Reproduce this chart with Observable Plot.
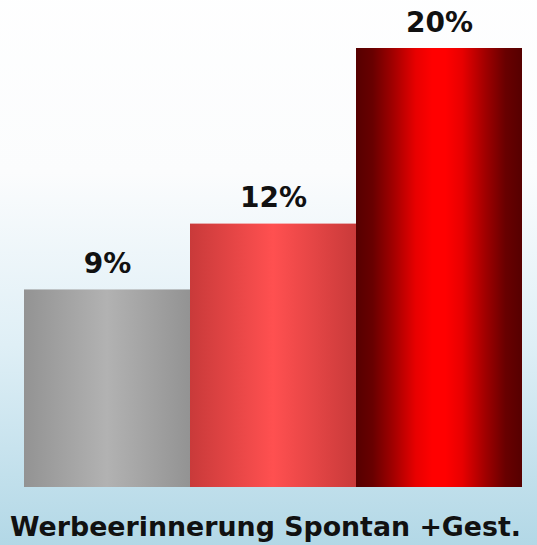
<!DOCTYPE html>
<html>
<head>
<meta charset="utf-8">
<script src="https://cdn.jsdelivr.net/npm/d3@7"></script>
<script src="https://cdn.jsdelivr.net/npm/@observablehq/plot@0.6"></script>
<style>
  html, body { margin: 0; padding: 0; background: #fff; }
  #chart svg { display: block; }
</style>
</head>
<body>
<div id="chart"></div>
<script>
const categories = ["A", "B", "C"];
const values = [9, 12, 20];
const labels = ["9%", "12%", "20%"];
const caption = "Werbeerinnerung Spontan +Gest.";
const gradients = [
  {id: "g0", stops: [[0, "#939393"], [0.5, "#b2b2b2"], [1, "#939393"]]},
  {id: "g1", stops: [[0, "#c93a3a"], [0.5, "#ff5050"], [1, "#c93a3a"]]},
  {id: "g2", stops: [[0, "#560000"], [0.1, "#680000"], [0.22, "#a00000"], [0.36, "#e80000"], [0.46, "#ff0000"], [0.54, "#ff0000"], [0.64, "#e80000"], [0.78, "#a00000"], [0.9, "#680000"], [1, "#560000"]]}
];

const data = categories.map((c, i) => ({cat: c, value: values[i], label: labels[i], grad: gradients[i].id}));

function defsMark() {
  const defs = d3.create("svg:defs");
  for (const g of gradients) {
    const lg = defs.append("linearGradient").attr("id", g.id).attr("x1", 0).attr("x2", 1).attr("y1", 0).attr("y2", 0);
    for (const [o, c] of g.stops) lg.append("stop").attr("offset", o).attr("stop-color", c);
  }
  const bg = defs.append("linearGradient").attr("id", "bg").attr("x1", 0).attr("x2", 0).attr("y1", 0).attr("y2", 1);
  bg.append("stop").attr("offset", "0%").attr("stop-color", "#ffffff");
  bg.append("stop").attr("offset", "35%").attr("stop-color", "#fbfcfd");
  bg.append("stop").attr("offset", "62%").attr("stop-color", "#dfeff6");
  bg.append("stop").attr("offset", "100%").attr("stop-color", "#a9d3e3");
  return defs.node();
}

const chart = Plot.plot({
  width: 537,
  height: 545,
  marginTop: 48,
  marginBottom: 58,
  marginLeft: 23,
  marginRight: 15,
  x: {domain: categories, padding: 0, axis: null},
  y: {domain: [0, 20], axis: null},
  style: {background: "transparent"},
  marks: [
    defsMark,
    Plot.frame({fill: "url(#bg)", stroke: "none", inset: -100}),
    ...data.map(d => Plot.barY([d], {x: "cat", y: "value", fill: `url(#${d.grad})`, inset: 0})),
    Plot.text(data, {
      x: "cat", y: "value", text: "label", lineAnchor: "bottom", dy: -17,
      fontSize: 28, fontWeight: "bold", fill: "#111", fontFamily: "DejaVu Sans",
      letterSpacing: 2
    }),
    Plot.text([caption], {
      frameAnchor: "bottom", text: d => d, dy: 48, dx: -7.5,
      fontSize: 26.8, fontWeight: "bold", fill: "#111", fontFamily: "DejaVu Sans"
    })
  ]
});
document.getElementById("chart").appendChild(chart);
</script>
</body>
</html>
■ ■ ■ ■ ■
**What is asked:** From the data above, write out everything exactly except the pictures.

**Answer to this problem:**
Reproduce this chart with Observable Plot.
<!DOCTYPE html>
<html>
<head>
<meta charset="utf-8">
<script src="https://cdn.jsdelivr.net/npm/d3@7"></script>
<script src="https://cdn.jsdelivr.net/npm/@observablehq/plot@0.6"></script>
<style>
  html, body { margin: 0; padding: 0; background: #fff; }
  #chart svg { display: block; }
</style>
</head>
<body>
<div id="chart"></div>
<script>
const categories = ["A", "B", "C"];
const values = [9, 12, 20];
const labels = ["9%", "12%", "20%"];
const caption = "Werbeerinnerung Spontan +Gest.";
const gradients = [
  {id: "g0", stops: [[0, "#939393"], [0.5, "#b2b2b2"], [1, "#939393"]]},
  {id: "g1", stops: [[0, "#c93a3a"], [0.5, "#ff5050"], [1, "#c93a3a"]]},
  {id: "g2", stops: [[0, "#560000"], [0.1, "#680000"], [0.22, "#a00000"], [0.36, "#e80000"], [0.46, "#ff0000"], [0.54, "#ff0000"], [0.64, "#e80000"], [0.78, "#a00000"], [0.9, "#680000"], [1, "#560000"]]}
];

const data = categories.map((c, i) => ({cat: c, value: values[i], label: labels[i], grad: gradients[i].id}));

function defsMark() {
  const defs = d3.create("svg:defs");
  for (const g of gradients) {
    const lg = defs.append("linearGradient").attr("id", g.id).attr("x1", 0).attr("x2", 1).attr("y1", 0).attr("y2", 0);
    for (const [o, c] of g.stops) lg.append("stop").attr("offset", o).attr("stop-color", c);
  }
  const bg = defs.append("linearGradient").attr("id", "bg").attr("x1", 0).attr("x2", 0).attr("y1", 0).attr("y2", 1);
  bg.append("stop").attr("offset", "0%").attr("stop-color", "#ffffff");
  bg.append("stop").attr("offset", "35%").attr("stop-color", "#fbfcfd");
  bg.append("stop").attr("offset", "62%").attr("stop-color", "#dfeff6");
  bg.append("stop").attr("offset", "100%").attr("stop-color", "#a9d3e3");
  return defs.node();
}

const chart = Plot.plot({
  width: 537,
  height: 545,
  marginTop: 48,
  marginBottom: 58,
  marginLeft: 23,
  marginRight: 15,
  x: {domain: categories, padding: 0, axis: null},
  y: {domain: [0, 20], axis: null},
  style: {background: "transparent"},
  marks: [
    defsMark,
    Plot.frame({fill: "url(#bg)", stroke: "none", inset: -100}),
    ...data.map(d => Plot.barY([d], {x: "cat", y: "value", fill: `url(#${d.grad})`, inset: 0})),
    Plot.text(data, {
      x: "cat", y: "value", text: "label", lineAnchor: "bottom", dy: -17,
      fontSize: 28, fontWeight: "bold", fill: "#111", fontFamily: "DejaVu Sans",
      letterSpacing: 2
    }),
    Plot.text([caption], {
      frameAnchor: "bottom", text: d => d, dy: 48, dx: -7.5,
      fontSize: 26.8, fontWeight: "bold", fill: "#111", fontFamily: "DejaVu Sans"
    })
  ]
});
document.getElementById("chart").appendChild(chart);
</script>
</body>
</html>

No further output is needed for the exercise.